>> START RECORDED INFORMATION

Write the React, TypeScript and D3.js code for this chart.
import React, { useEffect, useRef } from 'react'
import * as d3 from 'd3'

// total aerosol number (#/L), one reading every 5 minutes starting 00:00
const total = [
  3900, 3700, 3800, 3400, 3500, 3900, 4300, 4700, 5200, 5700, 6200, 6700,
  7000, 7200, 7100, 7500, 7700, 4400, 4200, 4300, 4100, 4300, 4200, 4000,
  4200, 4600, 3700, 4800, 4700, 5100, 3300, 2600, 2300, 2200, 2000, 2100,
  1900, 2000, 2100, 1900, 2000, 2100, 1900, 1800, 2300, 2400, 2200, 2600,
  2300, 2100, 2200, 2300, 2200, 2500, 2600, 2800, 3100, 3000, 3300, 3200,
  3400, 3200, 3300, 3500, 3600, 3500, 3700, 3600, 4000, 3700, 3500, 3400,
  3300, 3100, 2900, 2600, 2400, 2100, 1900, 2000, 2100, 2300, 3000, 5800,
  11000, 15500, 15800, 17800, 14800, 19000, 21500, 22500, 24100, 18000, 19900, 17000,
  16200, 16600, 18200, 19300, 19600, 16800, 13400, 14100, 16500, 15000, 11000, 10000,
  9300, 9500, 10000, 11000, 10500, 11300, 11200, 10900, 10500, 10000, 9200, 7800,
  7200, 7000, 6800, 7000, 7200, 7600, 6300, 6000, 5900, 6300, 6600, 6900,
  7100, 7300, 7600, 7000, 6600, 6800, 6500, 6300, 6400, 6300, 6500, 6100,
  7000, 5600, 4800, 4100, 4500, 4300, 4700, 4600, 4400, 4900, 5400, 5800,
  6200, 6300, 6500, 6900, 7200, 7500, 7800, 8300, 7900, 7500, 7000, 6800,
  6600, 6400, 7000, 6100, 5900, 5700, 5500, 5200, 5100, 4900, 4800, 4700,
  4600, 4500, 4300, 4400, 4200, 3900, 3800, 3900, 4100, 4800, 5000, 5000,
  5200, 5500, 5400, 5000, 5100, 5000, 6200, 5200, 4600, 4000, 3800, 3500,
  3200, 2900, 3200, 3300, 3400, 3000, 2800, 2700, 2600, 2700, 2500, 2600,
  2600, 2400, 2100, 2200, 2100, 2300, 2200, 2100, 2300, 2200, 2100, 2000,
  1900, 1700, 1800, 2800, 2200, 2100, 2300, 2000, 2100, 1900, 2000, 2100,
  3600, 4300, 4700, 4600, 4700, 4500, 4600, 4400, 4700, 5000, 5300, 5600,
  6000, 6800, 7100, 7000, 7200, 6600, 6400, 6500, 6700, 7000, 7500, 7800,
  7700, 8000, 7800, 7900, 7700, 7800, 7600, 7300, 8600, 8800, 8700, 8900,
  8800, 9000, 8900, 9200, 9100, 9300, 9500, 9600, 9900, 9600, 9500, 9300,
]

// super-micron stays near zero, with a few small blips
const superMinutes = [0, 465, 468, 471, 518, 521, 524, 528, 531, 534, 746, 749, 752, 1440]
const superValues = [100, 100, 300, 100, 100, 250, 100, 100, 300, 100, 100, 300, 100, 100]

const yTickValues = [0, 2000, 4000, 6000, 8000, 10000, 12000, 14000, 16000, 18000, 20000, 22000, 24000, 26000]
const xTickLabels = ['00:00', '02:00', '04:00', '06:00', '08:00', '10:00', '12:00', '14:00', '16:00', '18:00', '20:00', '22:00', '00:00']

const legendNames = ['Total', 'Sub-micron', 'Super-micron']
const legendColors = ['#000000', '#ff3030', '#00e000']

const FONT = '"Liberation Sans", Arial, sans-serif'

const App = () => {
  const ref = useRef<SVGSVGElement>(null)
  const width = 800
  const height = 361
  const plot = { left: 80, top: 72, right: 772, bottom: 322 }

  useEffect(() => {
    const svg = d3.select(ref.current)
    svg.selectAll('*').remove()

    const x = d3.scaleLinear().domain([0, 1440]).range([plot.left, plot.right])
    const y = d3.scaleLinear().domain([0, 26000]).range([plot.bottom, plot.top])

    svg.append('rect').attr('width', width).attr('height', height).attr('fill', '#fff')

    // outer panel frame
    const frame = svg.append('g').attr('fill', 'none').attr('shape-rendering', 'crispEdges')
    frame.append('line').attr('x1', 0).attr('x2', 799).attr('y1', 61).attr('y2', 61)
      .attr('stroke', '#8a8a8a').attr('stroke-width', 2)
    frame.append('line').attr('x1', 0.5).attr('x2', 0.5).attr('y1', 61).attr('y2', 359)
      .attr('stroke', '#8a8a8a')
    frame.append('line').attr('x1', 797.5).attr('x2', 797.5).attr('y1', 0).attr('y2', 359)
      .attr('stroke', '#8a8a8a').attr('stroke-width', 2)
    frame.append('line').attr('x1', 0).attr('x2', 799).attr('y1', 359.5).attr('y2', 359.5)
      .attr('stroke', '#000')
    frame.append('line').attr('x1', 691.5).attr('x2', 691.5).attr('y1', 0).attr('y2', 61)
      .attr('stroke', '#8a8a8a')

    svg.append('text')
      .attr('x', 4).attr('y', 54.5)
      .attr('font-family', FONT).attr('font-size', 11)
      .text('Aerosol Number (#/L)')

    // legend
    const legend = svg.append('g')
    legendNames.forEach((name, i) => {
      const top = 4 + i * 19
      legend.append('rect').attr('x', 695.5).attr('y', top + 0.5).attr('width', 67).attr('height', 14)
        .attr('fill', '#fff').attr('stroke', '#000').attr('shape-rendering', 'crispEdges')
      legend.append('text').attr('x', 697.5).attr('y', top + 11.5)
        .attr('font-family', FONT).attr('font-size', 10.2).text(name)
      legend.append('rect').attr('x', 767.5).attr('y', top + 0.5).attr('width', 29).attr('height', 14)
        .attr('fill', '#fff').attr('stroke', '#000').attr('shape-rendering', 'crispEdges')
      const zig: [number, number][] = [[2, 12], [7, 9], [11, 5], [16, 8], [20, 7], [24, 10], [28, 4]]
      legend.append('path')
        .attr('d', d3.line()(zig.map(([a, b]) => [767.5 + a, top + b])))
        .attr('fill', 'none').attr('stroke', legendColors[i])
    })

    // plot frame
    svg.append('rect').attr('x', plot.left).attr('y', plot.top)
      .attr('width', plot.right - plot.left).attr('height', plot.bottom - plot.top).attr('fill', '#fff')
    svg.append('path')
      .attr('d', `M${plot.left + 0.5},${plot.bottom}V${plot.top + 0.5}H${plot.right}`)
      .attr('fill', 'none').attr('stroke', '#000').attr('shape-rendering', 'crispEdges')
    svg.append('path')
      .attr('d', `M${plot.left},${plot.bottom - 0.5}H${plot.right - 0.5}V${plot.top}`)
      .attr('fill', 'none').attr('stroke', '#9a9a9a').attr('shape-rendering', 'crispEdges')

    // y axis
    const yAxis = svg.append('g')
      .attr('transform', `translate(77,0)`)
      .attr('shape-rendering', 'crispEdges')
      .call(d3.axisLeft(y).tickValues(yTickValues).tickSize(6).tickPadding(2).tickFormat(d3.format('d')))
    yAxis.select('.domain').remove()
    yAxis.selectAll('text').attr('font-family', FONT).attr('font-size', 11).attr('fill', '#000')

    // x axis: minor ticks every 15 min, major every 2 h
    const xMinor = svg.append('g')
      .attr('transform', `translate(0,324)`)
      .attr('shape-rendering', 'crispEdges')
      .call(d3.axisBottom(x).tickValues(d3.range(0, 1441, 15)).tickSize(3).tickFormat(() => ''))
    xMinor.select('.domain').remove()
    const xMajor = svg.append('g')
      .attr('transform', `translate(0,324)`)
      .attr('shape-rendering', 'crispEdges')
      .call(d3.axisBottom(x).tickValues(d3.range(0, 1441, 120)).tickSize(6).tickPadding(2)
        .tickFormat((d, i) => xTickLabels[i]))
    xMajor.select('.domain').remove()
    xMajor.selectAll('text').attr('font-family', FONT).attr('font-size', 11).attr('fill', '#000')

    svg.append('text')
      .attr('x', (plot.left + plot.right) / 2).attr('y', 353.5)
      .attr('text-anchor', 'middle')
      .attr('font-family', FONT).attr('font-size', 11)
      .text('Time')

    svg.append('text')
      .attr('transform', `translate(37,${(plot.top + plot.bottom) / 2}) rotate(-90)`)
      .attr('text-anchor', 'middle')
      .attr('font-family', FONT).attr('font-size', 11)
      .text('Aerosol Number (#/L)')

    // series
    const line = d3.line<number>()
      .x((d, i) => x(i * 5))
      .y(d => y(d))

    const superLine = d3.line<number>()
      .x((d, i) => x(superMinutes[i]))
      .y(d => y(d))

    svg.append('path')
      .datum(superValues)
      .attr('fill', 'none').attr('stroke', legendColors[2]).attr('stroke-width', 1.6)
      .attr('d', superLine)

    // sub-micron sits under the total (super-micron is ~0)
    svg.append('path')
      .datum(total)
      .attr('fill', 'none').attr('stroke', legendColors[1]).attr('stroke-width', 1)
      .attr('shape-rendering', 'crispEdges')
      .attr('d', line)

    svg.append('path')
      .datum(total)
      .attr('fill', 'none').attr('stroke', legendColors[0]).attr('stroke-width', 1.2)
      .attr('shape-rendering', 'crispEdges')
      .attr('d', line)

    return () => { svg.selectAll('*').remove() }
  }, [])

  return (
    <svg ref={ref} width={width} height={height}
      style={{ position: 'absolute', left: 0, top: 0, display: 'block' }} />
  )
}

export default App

>> END RECORDED INFORMATION
>> START RECORDED INFORMATION

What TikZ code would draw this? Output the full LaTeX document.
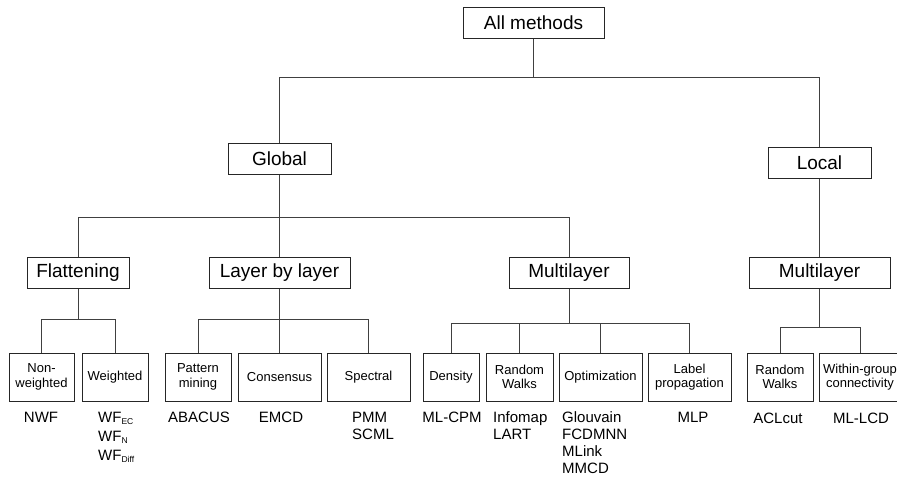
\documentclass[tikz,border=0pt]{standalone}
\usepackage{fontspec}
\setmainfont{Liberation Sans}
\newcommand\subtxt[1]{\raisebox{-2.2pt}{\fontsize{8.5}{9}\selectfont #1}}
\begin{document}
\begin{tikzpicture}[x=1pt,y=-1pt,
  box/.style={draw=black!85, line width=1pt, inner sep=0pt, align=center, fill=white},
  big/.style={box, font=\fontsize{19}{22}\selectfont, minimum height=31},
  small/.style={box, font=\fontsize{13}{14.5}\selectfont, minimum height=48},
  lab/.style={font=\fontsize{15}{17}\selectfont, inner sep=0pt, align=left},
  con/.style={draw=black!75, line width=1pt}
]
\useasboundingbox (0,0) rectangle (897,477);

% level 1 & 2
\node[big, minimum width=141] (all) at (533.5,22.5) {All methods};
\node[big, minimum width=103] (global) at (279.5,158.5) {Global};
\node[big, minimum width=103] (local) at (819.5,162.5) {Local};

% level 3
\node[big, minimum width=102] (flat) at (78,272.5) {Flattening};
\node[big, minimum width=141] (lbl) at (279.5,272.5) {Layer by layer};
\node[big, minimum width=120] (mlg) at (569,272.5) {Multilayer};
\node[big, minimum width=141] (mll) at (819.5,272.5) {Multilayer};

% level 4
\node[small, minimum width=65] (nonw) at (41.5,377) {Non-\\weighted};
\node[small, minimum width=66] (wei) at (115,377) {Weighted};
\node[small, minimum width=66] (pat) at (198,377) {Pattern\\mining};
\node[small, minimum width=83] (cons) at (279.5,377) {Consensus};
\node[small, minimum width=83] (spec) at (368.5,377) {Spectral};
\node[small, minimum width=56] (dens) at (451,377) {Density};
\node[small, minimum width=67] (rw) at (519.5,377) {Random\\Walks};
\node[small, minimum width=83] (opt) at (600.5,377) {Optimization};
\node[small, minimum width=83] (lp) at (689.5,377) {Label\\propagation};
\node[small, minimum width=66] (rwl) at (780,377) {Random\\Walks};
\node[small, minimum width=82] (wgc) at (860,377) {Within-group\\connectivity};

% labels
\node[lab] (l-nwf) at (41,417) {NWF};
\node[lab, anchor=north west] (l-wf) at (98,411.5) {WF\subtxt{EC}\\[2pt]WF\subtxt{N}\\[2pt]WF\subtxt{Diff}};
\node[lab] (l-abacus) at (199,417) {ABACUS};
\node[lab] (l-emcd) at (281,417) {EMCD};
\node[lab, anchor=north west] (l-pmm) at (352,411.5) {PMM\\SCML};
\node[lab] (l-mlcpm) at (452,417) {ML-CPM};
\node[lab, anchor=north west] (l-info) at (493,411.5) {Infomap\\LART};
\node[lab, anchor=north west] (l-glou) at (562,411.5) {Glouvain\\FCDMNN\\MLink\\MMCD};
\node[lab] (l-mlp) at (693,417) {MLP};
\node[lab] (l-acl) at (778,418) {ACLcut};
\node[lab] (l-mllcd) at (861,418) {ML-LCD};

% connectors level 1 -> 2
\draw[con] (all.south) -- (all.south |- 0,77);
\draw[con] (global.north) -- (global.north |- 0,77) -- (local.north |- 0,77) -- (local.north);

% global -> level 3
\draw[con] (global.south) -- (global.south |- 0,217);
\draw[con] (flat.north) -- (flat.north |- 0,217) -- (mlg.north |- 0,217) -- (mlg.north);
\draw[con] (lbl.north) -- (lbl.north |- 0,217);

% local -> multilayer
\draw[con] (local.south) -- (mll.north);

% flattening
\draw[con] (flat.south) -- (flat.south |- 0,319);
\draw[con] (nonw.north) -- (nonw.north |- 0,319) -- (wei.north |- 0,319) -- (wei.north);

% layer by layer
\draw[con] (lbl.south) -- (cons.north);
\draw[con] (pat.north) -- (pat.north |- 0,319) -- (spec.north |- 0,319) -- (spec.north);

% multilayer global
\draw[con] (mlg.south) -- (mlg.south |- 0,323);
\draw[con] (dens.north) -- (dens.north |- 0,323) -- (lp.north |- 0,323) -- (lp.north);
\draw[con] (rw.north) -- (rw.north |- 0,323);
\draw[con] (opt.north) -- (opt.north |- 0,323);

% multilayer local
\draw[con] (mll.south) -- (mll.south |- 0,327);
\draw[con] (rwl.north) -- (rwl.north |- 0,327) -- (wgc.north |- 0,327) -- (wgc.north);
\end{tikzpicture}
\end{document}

>> END RECORDED INFORMATION
>> START RECORDED INFORMATION

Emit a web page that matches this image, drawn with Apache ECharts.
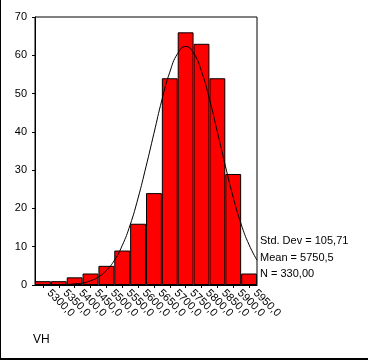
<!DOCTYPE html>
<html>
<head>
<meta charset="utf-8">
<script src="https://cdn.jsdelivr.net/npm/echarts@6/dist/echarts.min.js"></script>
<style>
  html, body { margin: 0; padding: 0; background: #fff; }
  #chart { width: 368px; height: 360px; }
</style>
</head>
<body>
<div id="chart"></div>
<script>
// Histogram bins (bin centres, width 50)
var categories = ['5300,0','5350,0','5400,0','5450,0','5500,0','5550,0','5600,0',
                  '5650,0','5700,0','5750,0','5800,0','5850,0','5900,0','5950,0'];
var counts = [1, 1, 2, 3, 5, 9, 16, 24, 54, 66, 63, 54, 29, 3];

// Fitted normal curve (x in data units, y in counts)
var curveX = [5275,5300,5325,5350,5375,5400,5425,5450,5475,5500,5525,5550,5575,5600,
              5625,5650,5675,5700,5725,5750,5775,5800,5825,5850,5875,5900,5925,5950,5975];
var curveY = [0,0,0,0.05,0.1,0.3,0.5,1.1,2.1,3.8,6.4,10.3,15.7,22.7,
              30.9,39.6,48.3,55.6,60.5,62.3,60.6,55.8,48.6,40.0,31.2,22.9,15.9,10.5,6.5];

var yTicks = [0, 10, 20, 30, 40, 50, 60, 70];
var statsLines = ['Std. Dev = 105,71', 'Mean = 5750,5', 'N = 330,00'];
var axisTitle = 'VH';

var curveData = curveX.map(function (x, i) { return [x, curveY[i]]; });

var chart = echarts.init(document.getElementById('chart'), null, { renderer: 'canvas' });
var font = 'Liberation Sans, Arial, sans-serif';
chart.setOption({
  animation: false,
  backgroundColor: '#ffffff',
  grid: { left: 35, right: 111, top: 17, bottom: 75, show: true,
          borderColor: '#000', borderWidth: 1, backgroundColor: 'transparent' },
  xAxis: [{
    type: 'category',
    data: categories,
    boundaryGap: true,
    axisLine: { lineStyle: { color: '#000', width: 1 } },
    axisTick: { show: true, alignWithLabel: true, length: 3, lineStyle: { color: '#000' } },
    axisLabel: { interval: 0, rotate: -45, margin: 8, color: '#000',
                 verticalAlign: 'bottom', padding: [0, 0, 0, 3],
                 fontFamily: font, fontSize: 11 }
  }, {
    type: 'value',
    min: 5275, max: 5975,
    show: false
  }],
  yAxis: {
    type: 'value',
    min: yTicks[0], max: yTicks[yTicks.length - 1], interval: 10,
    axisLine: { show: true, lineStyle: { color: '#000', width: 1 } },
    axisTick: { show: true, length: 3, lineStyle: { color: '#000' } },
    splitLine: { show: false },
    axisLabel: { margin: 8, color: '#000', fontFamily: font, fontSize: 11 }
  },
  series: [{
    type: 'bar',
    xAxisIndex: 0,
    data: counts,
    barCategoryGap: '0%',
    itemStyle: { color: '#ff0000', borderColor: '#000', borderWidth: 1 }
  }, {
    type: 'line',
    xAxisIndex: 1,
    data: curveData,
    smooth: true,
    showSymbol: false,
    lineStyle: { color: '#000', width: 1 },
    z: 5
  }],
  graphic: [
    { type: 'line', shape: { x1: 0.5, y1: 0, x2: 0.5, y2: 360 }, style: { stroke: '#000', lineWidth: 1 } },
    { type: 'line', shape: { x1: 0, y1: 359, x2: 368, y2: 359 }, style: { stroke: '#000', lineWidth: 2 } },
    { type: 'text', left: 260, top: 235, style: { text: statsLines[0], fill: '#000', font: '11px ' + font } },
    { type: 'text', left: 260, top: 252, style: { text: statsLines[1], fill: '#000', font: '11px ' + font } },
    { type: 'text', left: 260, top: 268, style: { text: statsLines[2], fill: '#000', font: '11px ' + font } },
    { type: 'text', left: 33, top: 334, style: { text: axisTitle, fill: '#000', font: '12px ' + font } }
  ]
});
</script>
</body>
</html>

>> END RECORDED INFORMATION

The lines to reproduce run from the one above containing "What TikZ code" through the one containing "minimum width=141] (mll)". Copy them exactly and leave out all pictures.

What TikZ code would draw this? Output the full LaTeX document.
\documentclass[tikz,border=0pt]{standalone}
\usepackage{fontspec}
\setmainfont{Liberation Sans}
\newcommand\subtxt[1]{\raisebox{-2.2pt}{\fontsize{8.5}{9}\selectfont #1}}
\begin{document}
\begin{tikzpicture}[x=1pt,y=-1pt,
  box/.style={draw=black!85, line width=1pt, inner sep=0pt, align=center, fill=white},
  big/.style={box, font=\fontsize{19}{22}\selectfont, minimum height=31},
  small/.style={box, font=\fontsize{13}{14.5}\selectfont, minimum height=48},
  lab/.style={font=\fontsize{15}{17}\selectfont, inner sep=0pt, align=left},
  con/.style={draw=black!75, line width=1pt}
]
\useasboundingbox (0,0) rectangle (897,477);

% level 1 & 2
\node[big, minimum width=141] (all) at (533.5,22.5) {All methods};
\node[big, minimum width=103] (global) at (279.5,158.5) {Global};
\node[big, minimum width=103] (local) at (819.5,162.5) {Local};

% level 3
\node[big, minimum width=102] (flat) at (78,272.5) {Flattening};
\node[big, minimum width=141] (lbl) at (279.5,272.5) {Layer by layer};
\node[big, minimum width=120] (mlg) at (569,272.5) {Multilayer};
\node[big, minimum width=141] (mll) at (819.5,272.5) {Multilayer};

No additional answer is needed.